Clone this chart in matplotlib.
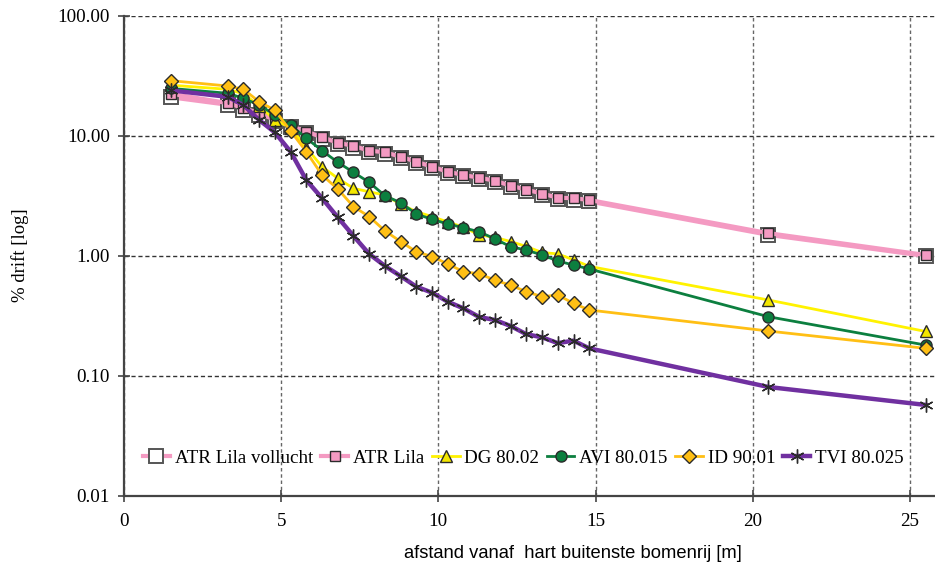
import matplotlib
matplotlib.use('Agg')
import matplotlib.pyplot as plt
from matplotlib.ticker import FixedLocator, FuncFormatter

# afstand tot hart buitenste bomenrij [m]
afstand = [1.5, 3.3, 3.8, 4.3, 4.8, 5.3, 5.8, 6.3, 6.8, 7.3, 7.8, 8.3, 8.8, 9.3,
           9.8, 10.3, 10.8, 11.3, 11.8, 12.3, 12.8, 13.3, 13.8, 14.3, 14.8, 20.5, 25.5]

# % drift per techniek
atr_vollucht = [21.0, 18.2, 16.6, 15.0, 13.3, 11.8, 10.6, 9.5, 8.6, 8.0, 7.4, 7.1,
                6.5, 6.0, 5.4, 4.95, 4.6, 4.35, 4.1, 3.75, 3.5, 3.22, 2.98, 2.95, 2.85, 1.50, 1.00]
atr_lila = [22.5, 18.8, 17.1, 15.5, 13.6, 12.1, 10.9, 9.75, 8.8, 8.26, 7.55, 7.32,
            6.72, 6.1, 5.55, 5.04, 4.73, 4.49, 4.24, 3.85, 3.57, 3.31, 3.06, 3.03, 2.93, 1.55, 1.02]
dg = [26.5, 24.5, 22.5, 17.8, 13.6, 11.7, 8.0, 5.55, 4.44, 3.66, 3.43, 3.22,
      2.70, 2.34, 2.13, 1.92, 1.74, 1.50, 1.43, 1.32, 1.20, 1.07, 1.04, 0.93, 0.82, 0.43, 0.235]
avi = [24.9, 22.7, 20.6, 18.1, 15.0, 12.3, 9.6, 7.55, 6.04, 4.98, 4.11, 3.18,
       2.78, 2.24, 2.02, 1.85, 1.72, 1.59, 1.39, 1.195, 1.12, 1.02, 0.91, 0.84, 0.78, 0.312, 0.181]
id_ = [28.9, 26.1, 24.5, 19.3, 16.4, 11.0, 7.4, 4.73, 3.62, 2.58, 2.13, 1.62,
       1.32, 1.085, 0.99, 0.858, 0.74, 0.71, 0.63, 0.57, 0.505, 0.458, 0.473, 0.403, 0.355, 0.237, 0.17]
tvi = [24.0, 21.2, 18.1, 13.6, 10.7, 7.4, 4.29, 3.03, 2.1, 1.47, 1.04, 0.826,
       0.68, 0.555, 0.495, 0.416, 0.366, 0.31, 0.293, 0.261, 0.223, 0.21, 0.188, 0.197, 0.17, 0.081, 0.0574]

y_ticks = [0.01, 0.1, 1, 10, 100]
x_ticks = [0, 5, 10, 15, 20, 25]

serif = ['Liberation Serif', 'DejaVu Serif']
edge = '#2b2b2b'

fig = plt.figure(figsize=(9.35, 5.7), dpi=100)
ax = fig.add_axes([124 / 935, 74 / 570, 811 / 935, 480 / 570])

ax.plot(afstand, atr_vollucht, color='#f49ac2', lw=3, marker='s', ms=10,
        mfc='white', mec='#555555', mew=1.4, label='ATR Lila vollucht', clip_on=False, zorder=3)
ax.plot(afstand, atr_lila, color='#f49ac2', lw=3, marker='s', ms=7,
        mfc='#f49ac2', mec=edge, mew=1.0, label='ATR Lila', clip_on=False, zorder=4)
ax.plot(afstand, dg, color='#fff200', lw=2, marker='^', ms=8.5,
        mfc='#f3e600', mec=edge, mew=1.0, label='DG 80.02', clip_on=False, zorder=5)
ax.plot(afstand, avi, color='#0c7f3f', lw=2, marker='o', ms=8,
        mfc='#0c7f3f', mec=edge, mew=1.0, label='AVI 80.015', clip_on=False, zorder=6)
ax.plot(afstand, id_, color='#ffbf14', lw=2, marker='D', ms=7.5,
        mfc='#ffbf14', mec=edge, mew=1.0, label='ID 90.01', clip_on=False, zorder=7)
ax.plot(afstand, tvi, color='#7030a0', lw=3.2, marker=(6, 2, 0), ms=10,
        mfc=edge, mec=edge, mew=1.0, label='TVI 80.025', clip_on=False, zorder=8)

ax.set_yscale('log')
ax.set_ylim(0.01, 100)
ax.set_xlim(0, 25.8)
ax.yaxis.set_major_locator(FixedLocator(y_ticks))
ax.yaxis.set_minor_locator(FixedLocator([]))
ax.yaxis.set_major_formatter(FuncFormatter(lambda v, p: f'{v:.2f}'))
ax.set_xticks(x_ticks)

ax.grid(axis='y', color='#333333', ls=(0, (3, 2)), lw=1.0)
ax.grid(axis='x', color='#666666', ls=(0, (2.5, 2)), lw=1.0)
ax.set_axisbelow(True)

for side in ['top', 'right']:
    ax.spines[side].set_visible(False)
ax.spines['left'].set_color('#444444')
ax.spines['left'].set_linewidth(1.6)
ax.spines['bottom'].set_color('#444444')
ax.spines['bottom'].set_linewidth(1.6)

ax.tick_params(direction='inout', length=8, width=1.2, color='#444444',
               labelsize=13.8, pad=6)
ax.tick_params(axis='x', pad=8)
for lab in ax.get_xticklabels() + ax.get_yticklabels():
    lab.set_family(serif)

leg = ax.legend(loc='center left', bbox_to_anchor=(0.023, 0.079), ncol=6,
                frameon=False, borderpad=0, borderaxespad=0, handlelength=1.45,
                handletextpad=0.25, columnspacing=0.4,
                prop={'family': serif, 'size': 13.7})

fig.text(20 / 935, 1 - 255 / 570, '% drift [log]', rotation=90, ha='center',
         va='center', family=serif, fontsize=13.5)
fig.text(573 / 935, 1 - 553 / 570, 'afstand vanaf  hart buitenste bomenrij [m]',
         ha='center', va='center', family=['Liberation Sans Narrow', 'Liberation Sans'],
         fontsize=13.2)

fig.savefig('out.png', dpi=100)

——————————

▶ **Instructions to follow**:
The data above should be repeated exactly, minus any pictures.

▶ **Full solution**:
Clone this chart in matplotlib.
import matplotlib
matplotlib.use('Agg')
import matplotlib.pyplot as plt
from matplotlib.ticker import FixedLocator, FuncFormatter

# afstand tot hart buitenste bomenrij [m]
afstand = [1.5, 3.3, 3.8, 4.3, 4.8, 5.3, 5.8, 6.3, 6.8, 7.3, 7.8, 8.3, 8.8, 9.3,
           9.8, 10.3, 10.8, 11.3, 11.8, 12.3, 12.8, 13.3, 13.8, 14.3, 14.8, 20.5, 25.5]

# % drift per techniek
atr_vollucht = [21.0, 18.2, 16.6, 15.0, 13.3, 11.8, 10.6, 9.5, 8.6, 8.0, 7.4, 7.1,
                6.5, 6.0, 5.4, 4.95, 4.6, 4.35, 4.1, 3.75, 3.5, 3.22, 2.98, 2.95, 2.85, 1.50, 1.00]
atr_lila = [22.5, 18.8, 17.1, 15.5, 13.6, 12.1, 10.9, 9.75, 8.8, 8.26, 7.55, 7.32,
            6.72, 6.1, 5.55, 5.04, 4.73, 4.49, 4.24, 3.85, 3.57, 3.31, 3.06, 3.03, 2.93, 1.55, 1.02]
dg = [26.5, 24.5, 22.5, 17.8, 13.6, 11.7, 8.0, 5.55, 4.44, 3.66, 3.43, 3.22,
      2.70, 2.34, 2.13, 1.92, 1.74, 1.50, 1.43, 1.32, 1.20, 1.07, 1.04, 0.93, 0.82, 0.43, 0.235]
avi = [24.9, 22.7, 20.6, 18.1, 15.0, 12.3, 9.6, 7.55, 6.04, 4.98, 4.11, 3.18,
       2.78, 2.24, 2.02, 1.85, 1.72, 1.59, 1.39, 1.195, 1.12, 1.02, 0.91, 0.84, 0.78, 0.312, 0.181]
id_ = [28.9, 26.1, 24.5, 19.3, 16.4, 11.0, 7.4, 4.73, 3.62, 2.58, 2.13, 1.62,
       1.32, 1.085, 0.99, 0.858, 0.74, 0.71, 0.63, 0.57, 0.505, 0.458, 0.473, 0.403, 0.355, 0.237, 0.17]
tvi = [24.0, 21.2, 18.1, 13.6, 10.7, 7.4, 4.29, 3.03, 2.1, 1.47, 1.04, 0.826,
       0.68, 0.555, 0.495, 0.416, 0.366, 0.31, 0.293, 0.261, 0.223, 0.21, 0.188, 0.197, 0.17, 0.081, 0.0574]

y_ticks = [0.01, 0.1, 1, 10, 100]
x_ticks = [0, 5, 10, 15, 20, 25]

serif = ['Liberation Serif', 'DejaVu Serif']
edge = '#2b2b2b'

fig = plt.figure(figsize=(9.35, 5.7), dpi=100)
ax = fig.add_axes([124 / 935, 74 / 570, 811 / 935, 480 / 570])

ax.plot(afstand, atr_vollucht, color='#f49ac2', lw=3, marker='s', ms=10,
        mfc='white', mec='#555555', mew=1.4, label='ATR Lila vollucht', clip_on=False, zorder=3)
ax.plot(afstand, atr_lila, color='#f49ac2', lw=3, marker='s', ms=7,
        mfc='#f49ac2', mec=edge, mew=1.0, label='ATR Lila', clip_on=False, zorder=4)
ax.plot(afstand, dg, color='#fff200', lw=2, marker='^', ms=8.5,
        mfc='#f3e600', mec=edge, mew=1.0, label='DG 80.02', clip_on=False, zorder=5)
ax.plot(afstand, avi, color='#0c7f3f', lw=2, marker='o', ms=8,
        mfc='#0c7f3f', mec=edge, mew=1.0, label='AVI 80.015', clip_on=False, zorder=6)
ax.plot(afstand, id_, color='#ffbf14', lw=2, marker='D', ms=7.5,
        mfc='#ffbf14', mec=edge, mew=1.0, label='ID 90.01', clip_on=False, zorder=7)
ax.plot(afstand, tvi, color='#7030a0', lw=3.2, marker=(6, 2, 0), ms=10,
        mfc=edge, mec=edge, mew=1.0, label='TVI 80.025', clip_on=False, zorder=8)

ax.set_yscale('log')
ax.set_ylim(0.01, 100)
ax.set_xlim(0, 25.8)
ax.yaxis.set_major_locator(FixedLocator(y_ticks))
ax.yaxis.set_minor_locator(FixedLocator([]))
ax.yaxis.set_major_formatter(FuncFormatter(lambda v, p: f'{v:.2f}'))
ax.set_xticks(x_ticks)

ax.grid(axis='y', color='#333333', ls=(0, (3, 2)), lw=1.0)
ax.grid(axis='x', color='#666666', ls=(0, (2.5, 2)), lw=1.0)
ax.set_axisbelow(True)

for side in ['top', 'right']:
    ax.spines[side].set_visible(False)
ax.spines['left'].set_color('#444444')
ax.spines['left'].set_linewidth(1.6)
ax.spines['bottom'].set_color('#444444')
ax.spines['bottom'].set_linewidth(1.6)

ax.tick_params(direction='inout', length=8, width=1.2, color='#444444',
               labelsize=13.8, pad=6)
ax.tick_params(axis='x', pad=8)
for lab in ax.get_xticklabels() + ax.get_yticklabels():
    lab.set_family(serif)

leg = ax.legend(loc='center left', bbox_to_anchor=(0.023, 0.079), ncol=6,
                frameon=False, borderpad=0, borderaxespad=0, handlelength=1.45,
                handletextpad=0.25, columnspacing=0.4,
                prop={'family': serif, 'size': 13.7})

fig.text(20 / 935, 1 - 255 / 570, '% drift [log]', rotation=90, ha='center',
         va='center', family=serif, fontsize=13.5)
fig.text(573 / 935, 1 - 553 / 570, 'afstand vanaf  hart buitenste bomenrij [m]',
         ha='center', va='center', family=['Liberation Sans Narrow', 'Liberation Sans'],
         fontsize=13.2)

fig.savefig('out.png', dpi=100)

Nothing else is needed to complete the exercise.